In the listing below, locate the lines bearing the word "this". Copy every one of them.

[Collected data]
╔══
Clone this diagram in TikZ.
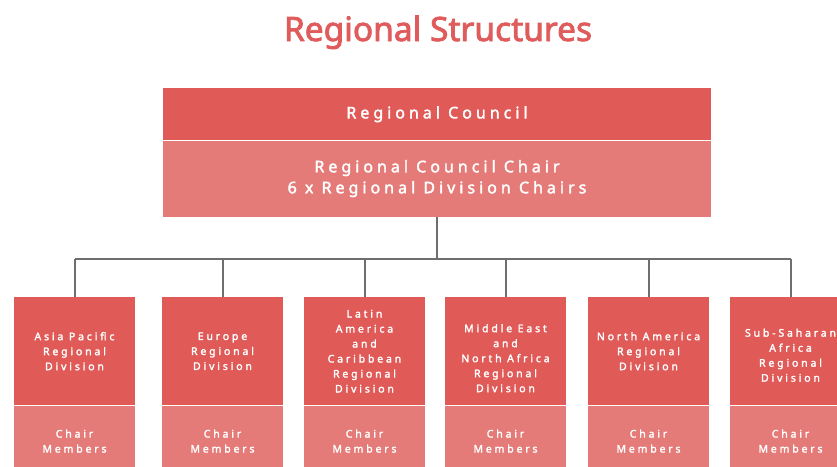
\documentclass[tikz,border=0pt]{standalone}
\usepackage{fontspec}
\setmainfont{Noto Sans}[AutoFakeBold=2.4]
\newfontfamily\boxfont[LetterSpace=25, AutoFakeBold=2.2]{Noto Sans}
\newfontfamily\divfont[LetterSpace=27, AutoFakeBold=2.2]{Noto Sans}
\definecolor{titlered}{HTML}{E05C5C}
\definecolor{divred}{HTML}{E05A58}
\definecolor{chairred}{HTML}{E57B78}
\definecolor{linegray}{HTML}{6E6E6E}
\tikzset{
    box/.style={rectangle, inner sep=0pt, text=white, align=center, anchor=north},
    topbox/.style={box, minimum width=548, font=\boxfont\bfseries\fontsize{16}{21}\selectfont},
    divbox/.style={box, fill=divred, minimum width=121, minimum height=108, font=\divfont\bfseries\fontsize{10.5}{15}\selectfont},
    chairbox/.style={divbox, fill=chairred, minimum height=71},
    conn/.style={draw=linegray, line width=2pt}
}
\begin{document}
\begin{tikzpicture}[x=1pt, y=-1pt]
    \path[use as bounding box, fill=white] (0,0) rectangle (837,466);
    \node[anchor=base, text=titlered, font=\bfseries\fontsize{33.5}{38}\selectfont] (title) at (438,41) {Regional Structures};
    % council block
    \node[topbox, fill=divred, minimum height=52] (council) at (437,88) {Regional Council};
    \node[topbox, fill=chairred, minimum height=76] (cchair) at (council.south) {Regional Council Chair\\6 x Regional Division Chairs};
    % divisions
    \foreach \i/\x/\dy/\name in {1/74.5/0/{Asia Pacific\\Regional\\Division},
                                 2/222.5/0/{Europe\\Regional\\Division},
                                 3/364.5/0/{Latin\\America\\and\\Caribbean\\Regional\\Division},
                                 4/505.5/7/{Middle East\\and\\North Africa\\Regional\\Division},
                                 5/648.5/0/{North America\\Regional\\Division},
                                 6/790.5/4/{Sub-Saharan\\Africa\\Regional\\Division}} {
        \node[divbox] (div\i) at (\x,297) {};
        \node[text=white, align=center, font=\divfont\bfseries\fontsize{10.5}{15}\selectfont] (divtext\i) at ([yshift=-\dy pt]div\i.center) {\name};
        \node[chairbox] (chair\i) at (div\i.south) {Chair\\Members};
    }
    % connectors
    \path (cchair.south) ++(0,42) coordinate (bus);
    \draw[conn] (cchair.south) -- (bus);
    \draw[conn] (div1.north |- bus) -- (div6.north |- bus);
    \foreach \i in {1,...,6} \draw[conn] (div\i.north |- bus) -- (div\i.north);
\end{tikzpicture}
\end{document}
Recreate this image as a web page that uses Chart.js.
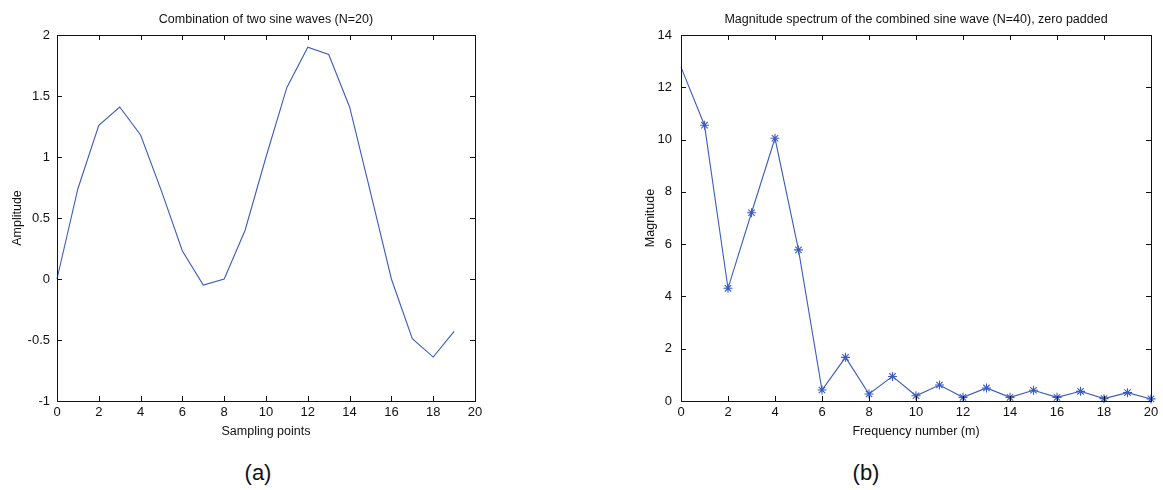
<!DOCTYPE html>
<html>
<head>
<meta charset="utf-8">
<script src="https://cdn.jsdelivr.net/npm/chart.js@4.4.0/dist/chart.umd.min.js"></script>
<style>
  body { margin: 0; background: #fff; width: 1163px; height: 490px; position: relative; overflow: hidden; font-family: "Liberation Sans", Arial, sans-serif; }
  canvas { position: absolute; top: 0; }
  #waveChart { left: 0; }
  #specChart { left: 590px; }
  .sub { position: absolute; top: 460px; font-size: 22px; color: #111; transform: translateX(-50%); line-height: 26px; }
</style>
</head>
<body>
<canvas id="waveChart" width="580" height="440"></canvas>
<canvas id="specChart" width="573" height="440"></canvas>
<div class="sub" style="left:258px">(a)</div>
<div class="sub" style="left:866px">(b)</div>
<script>
// Data
const samplePoints = [0, 1, 2, 3, 4, 5, 6, 7, 8, 9, 10, 11, 12, 13, 14, 15, 16, 17, 18, 19];
const amplitude = [0, 0.74, 1.26, 1.41, 1.18, 0.72, 0.23, -0.05, 0, 0.4, 1.0, 1.57, 1.9, 1.84, 1.41, 0.71, 0, -0.49, -0.64, -0.43];

const freqNumbers = [0, 1, 2, 3, 4, 5, 6, 7, 8, 9, 10, 11, 12, 13, 14, 15, 16, 17, 18, 19, 20];
const magnitude = [12.77, 10.55, 4.31, 7.2, 10.05, 5.78, 0.42, 1.67, 0.27, 0.94, 0.2, 0.61, 0.14, 0.5, 0.14, 0.41, 0.14, 0.37, 0.09, 0.32, 0.08];

const waveTicksX = [0, 20, 2];      // min, max, step
const waveTicksY = [-1, 2, 0.5];
const specTicksX = [0, 20, 2];
const specTicksY = [0, 14, 2];

const lineColor = "#3b5cbf";
const fontFamily = "'Liberation Sans', Arial, sans-serif";

// MATLAB style box with inward ticks on all four sides
const frameTicks = {
  id: "frameTicks",
  afterDraw(chart) {
    const { ctx, chartArea: a, scales: { x, y } } = chart;
    const len = 5;
    ctx.save();
    ctx.strokeStyle = "#111";
    ctx.lineWidth = 1;
    ctx.beginPath();
    x.ticks.forEach(t => {
      const px = Math.round(x.getPixelForValue(t.value)) + 0.5;
      ctx.moveTo(px, a.bottom); ctx.lineTo(px, a.bottom - len);
      ctx.moveTo(px, a.top); ctx.lineTo(px, a.top + len);
    });
    y.ticks.forEach(t => {
      const py = Math.round(y.getPixelForValue(t.value)) + 0.5;
      ctx.moveTo(a.left, py); ctx.lineTo(a.left + len, py);
      ctx.moveTo(a.right, py); ctx.lineTo(a.right - len, py);
    });
    ctx.stroke();
    ctx.strokeRect(Math.round(a.left) + 0.5, Math.round(a.top) + 0.5,
      Math.round(a.right - a.left), Math.round(a.bottom - a.top));
    ctx.restore();
  }
};

function makeChart(id, opts) {
  const points = opts.xs.map((v, i) => ({ x: v, y: opts.ys[i] }));
  return new Chart(document.getElementById(id).getContext("2d"), {
    type: "line",
    data: {
      datasets: [{
        data: points,
        borderColor: lineColor,
        backgroundColor: lineColor,
        borderWidth: 1.1,
        tension: 0,
        pointStyle: "star",
        pointRadius: opts.stars ? (c => c.dataIndex === 0 ? 0 : 4.5) : 0,
        pointBorderWidth: 1.1,
        pointBorderColor: lineColor,
        clip: false
      }]
    },
    options: {
      responsive: false,
      animation: false,
      layout: { padding: { left: 0, right: opts.padRight, top: 0, bottom: 0 } },
      plugins: {
        legend: { display: false },
        tooltip: { enabled: false },
        title: {
          display: true,
          text: opts.title,
          fullSize: false,
          color: "#111",
          font: { family: fontFamily, size: 12.5, weight: "normal" },
          padding: { top: 12.5, bottom: 7.5 }
        }
      },
      scales: {
        x: {
          type: "linear",
          min: opts.xTicks[0], max: opts.xTicks[1],
          grid: { display: false, drawTicks: false },
          border: { display: false },
          ticks: { stepSize: opts.xTicks[2], padding: 4, color: "#111", font: { family: fontFamily, size: 13 } },
          title: { display: true, text: opts.xTitle, color: "#111", padding: { top: 0, bottom: 1 }, font: { family: fontFamily, size: 12.5 } },
          afterFit: s => { s.height = 39; }
        },
        y: {
          type: "linear",
          min: opts.yTicks[0], max: opts.yTicks[1],
          grid: { display: false, drawTicks: false },
          border: { display: false },
          ticks: { stepSize: opts.yTicks[2], padding: opts.yPad, color: "#111", font: { family: fontFamily, size: 13 }, callback: v => String(v) },
          title: { display: true, text: opts.yTitle, color: "#111", padding: { top: opts.yTitlePad, bottom: 0 }, font: { family: fontFamily, size: 12.5 } },
          afterFit: s => { s.width = opts.yWidth; }
        }
      }
    },
    plugins: [frameTicks]
  });
}

makeChart("waveChart", {
  xs: samplePoints, ys: amplitude, stars: false,
  xTicks: waveTicksX, yTicks: waveTicksY,
  title: "Combination of two sine waves (N=20)",
  xTitle: "Sampling points", yTitle: "Amplitude",
  yWidth: 57, yPad: 7, yTitlePad: 10, padRight: 105
});

makeChart("specChart", {
  xs: freqNumbers, ys: magnitude, stars: true,
  xTicks: specTicksX, yTicks: specTicksY,
  title: "Magnitude spectrum of the combined sine wave (N=40), zero padded",
  xTitle: "Frequency number (m)", yTitle: "Magnitude",
  yWidth: 91, yPad: 9, yTitlePad: 53, padRight: 12
});
</script>
</body>
</html>
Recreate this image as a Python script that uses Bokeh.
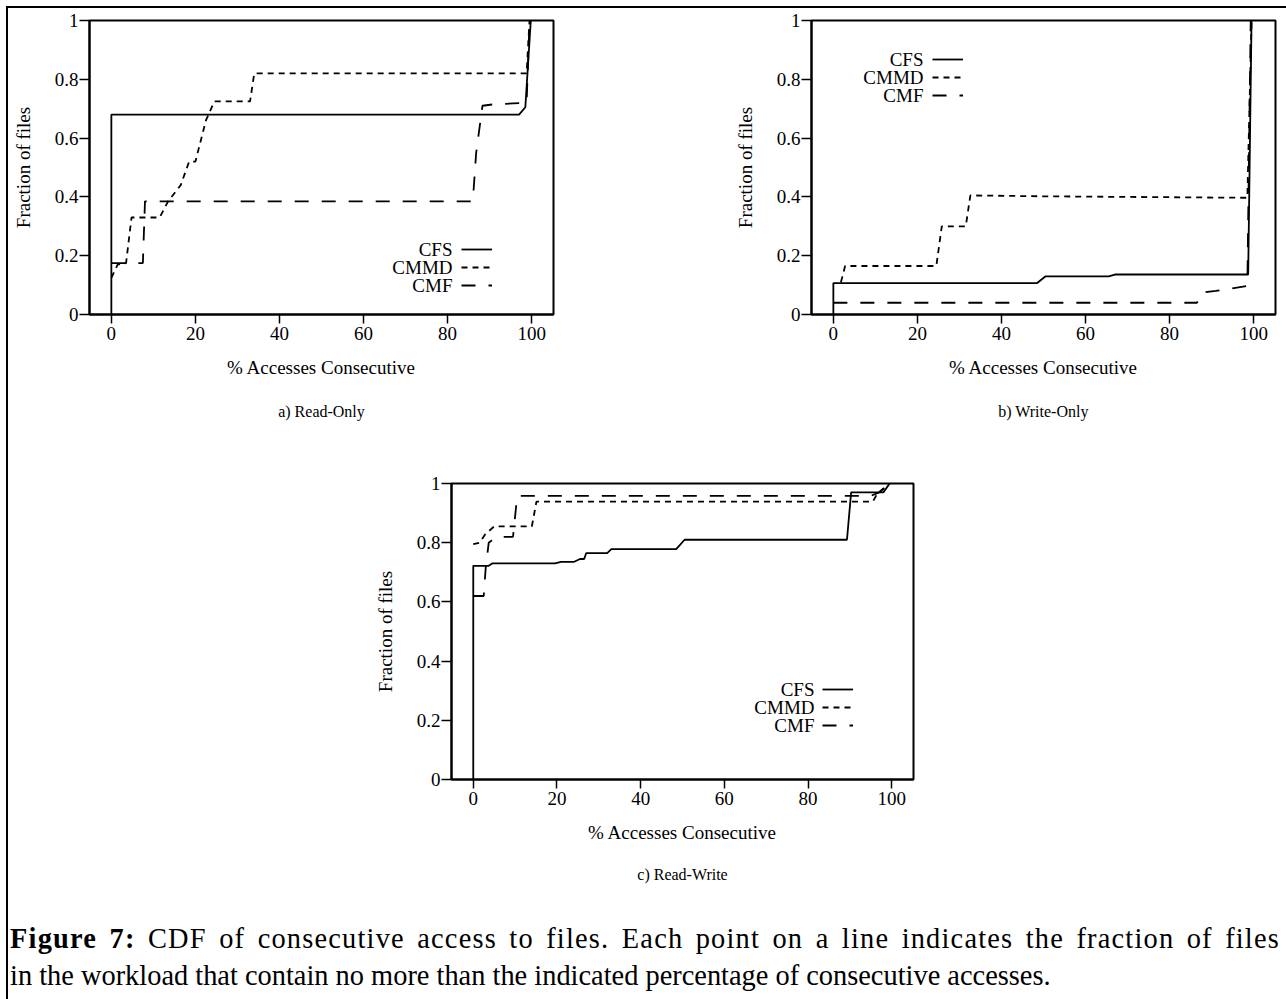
╚══
Correct response —
Clone this diagram in TikZ.
Recreate this image as a web page that uses Chart.js.
Recreate this image as a Python script that uses Bokeh.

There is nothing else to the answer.